Resultados e discussão
Até o momento, as análises realizadas permitiram chegar a três conclusões provisórias. (I) A gestão da saúde, no âmbito da Saúde Coletiva, é entendida como uma prática técnico-política que, historicamente, tem sido marcada pelo patrimonialismo e clientelismo. Experiências e reflexões baseadas no planejamento estratégico-situacional representaram uma tentativa de adequar a gestão da saúde à realidade latino-americana numa perspectiva emancipadora, com sucesso mitigado. O “novo gerencialismo público”, aproximando ideias do setor privado ao setor público, inclusive no âmbito do Sistema Único de Saúde (SUS), valorizou a busca da eficiência como estratégia de enfrentamento do Estado patrimonial. (II) O colonialismo funda a modernidade e atravessa a experiência latino-americana, renovando-se mesmo após a independência política formal dos antigos países colônias. O colonialismo renovado (ou a colonialidade) opera em três dimensões: na produção e difusão do saber, por meio da hierarquização e valorização de saberes ocidentais-eurocêntricos em detrimento de saberes subalternizados, populares e tradicionais do Sul Global; no exercício do poder, por meio do estabelecimento de relações de dominação entre classes e grupos sociais, e no exercício da hegemonia, estabelecendo a subalternização das culturas e subjetividades. (III) Que o colonialismo tenha fundado uma prática administrativa patrimonialista e clientelista é fácil entender. A teoria descolonial ajuda, contudo, a entender a permanência do patrimonialismo depois da independência política das antigas colônias. A luta democrática que ensejou a criação do SUS, por sua vez, abriu espaço para uma reflexão crítica sobre a gestão da saúde em que a colonialidade pode ser questionada em suas três dimensões, por meio do diálogo entre saberes ocidentais e locais, hegemônicos e contra-hegemônicos. A valorização da busca da eficiência, por fim, representou uma tentativa de reposicionamento da gestão pública, superando o patrimonialismo sem questionar a distribuição do poder entre as distintas classes e grupos sociais.

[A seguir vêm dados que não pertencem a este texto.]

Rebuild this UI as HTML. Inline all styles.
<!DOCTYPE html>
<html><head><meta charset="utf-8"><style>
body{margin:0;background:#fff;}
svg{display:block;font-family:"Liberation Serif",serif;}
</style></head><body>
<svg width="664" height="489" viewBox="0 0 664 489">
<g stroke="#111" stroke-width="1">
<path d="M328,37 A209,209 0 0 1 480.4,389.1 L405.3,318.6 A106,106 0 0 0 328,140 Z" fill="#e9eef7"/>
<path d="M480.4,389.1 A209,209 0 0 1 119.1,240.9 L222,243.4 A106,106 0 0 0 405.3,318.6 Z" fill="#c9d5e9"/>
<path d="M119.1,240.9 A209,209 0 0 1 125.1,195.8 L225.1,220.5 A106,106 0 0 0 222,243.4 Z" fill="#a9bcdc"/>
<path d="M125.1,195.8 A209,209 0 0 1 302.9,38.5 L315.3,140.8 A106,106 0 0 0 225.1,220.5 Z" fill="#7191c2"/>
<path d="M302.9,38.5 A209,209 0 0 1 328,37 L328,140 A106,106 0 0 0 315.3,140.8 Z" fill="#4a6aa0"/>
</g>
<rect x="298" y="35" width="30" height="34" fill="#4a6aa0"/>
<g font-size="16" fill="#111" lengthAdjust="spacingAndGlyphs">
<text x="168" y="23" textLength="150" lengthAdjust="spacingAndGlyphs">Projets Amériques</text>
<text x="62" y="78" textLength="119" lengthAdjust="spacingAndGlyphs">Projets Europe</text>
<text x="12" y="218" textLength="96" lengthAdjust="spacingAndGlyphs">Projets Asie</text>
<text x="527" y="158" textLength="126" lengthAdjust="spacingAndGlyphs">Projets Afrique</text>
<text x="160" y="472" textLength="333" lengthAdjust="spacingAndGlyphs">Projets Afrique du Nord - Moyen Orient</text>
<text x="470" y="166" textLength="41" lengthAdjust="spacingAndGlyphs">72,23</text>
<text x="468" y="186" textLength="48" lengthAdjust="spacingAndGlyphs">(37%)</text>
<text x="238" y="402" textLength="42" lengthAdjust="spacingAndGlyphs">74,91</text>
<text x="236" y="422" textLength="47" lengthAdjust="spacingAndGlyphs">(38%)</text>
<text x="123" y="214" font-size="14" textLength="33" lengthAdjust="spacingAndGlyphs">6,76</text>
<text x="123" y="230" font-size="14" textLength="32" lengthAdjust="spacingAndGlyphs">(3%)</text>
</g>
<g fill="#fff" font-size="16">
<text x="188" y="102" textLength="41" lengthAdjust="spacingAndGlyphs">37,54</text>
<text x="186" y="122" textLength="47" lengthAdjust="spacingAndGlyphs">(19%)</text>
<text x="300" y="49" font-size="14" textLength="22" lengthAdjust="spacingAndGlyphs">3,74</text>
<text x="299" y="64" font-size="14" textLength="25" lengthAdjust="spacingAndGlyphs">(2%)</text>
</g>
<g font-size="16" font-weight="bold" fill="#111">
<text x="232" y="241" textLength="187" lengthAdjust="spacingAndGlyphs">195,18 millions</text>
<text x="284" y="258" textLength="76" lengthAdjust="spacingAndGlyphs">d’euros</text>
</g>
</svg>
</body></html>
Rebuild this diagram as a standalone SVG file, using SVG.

Conclusões/Considerações finais
A aproximação entre os estudos sobre a gestão da saúde, no âmbito da Saúde Coletiva, e a teoria descolonial está revelando que tanto a hegemonia colonial quanto a perspectiva contra-hegemônica descolonial estão presentes no debate e na prática administrativa. Para avançar na construção de uma agenda descolonial na gestão da saúde, é necessário repensar o modo como se organizam as instituições de saúde, bem como os sujeitos que historicamente ocupam os espaços de decisão e poder. Em uma região fortemente marcada pela desigualdade social e pelo racismo institucional, promover a equidade racial em cargos de gestão e investir em uma formação descolonial e intercultural dos gestores são caminhos promissores. Para além de reformismos, se faz necessário substituir as estruturas de poder colonialistas, racistas e iníquas presentes nas instituições, por estruturas democráticas e um modus operandi participativo. Para isso, é fundamental desenvolver diálogos horizontais e não hierarquizados entre os saberes, de modo a confluírem em uma práxis descolonial que considere a complexidade da realidade brasileira e do SUS.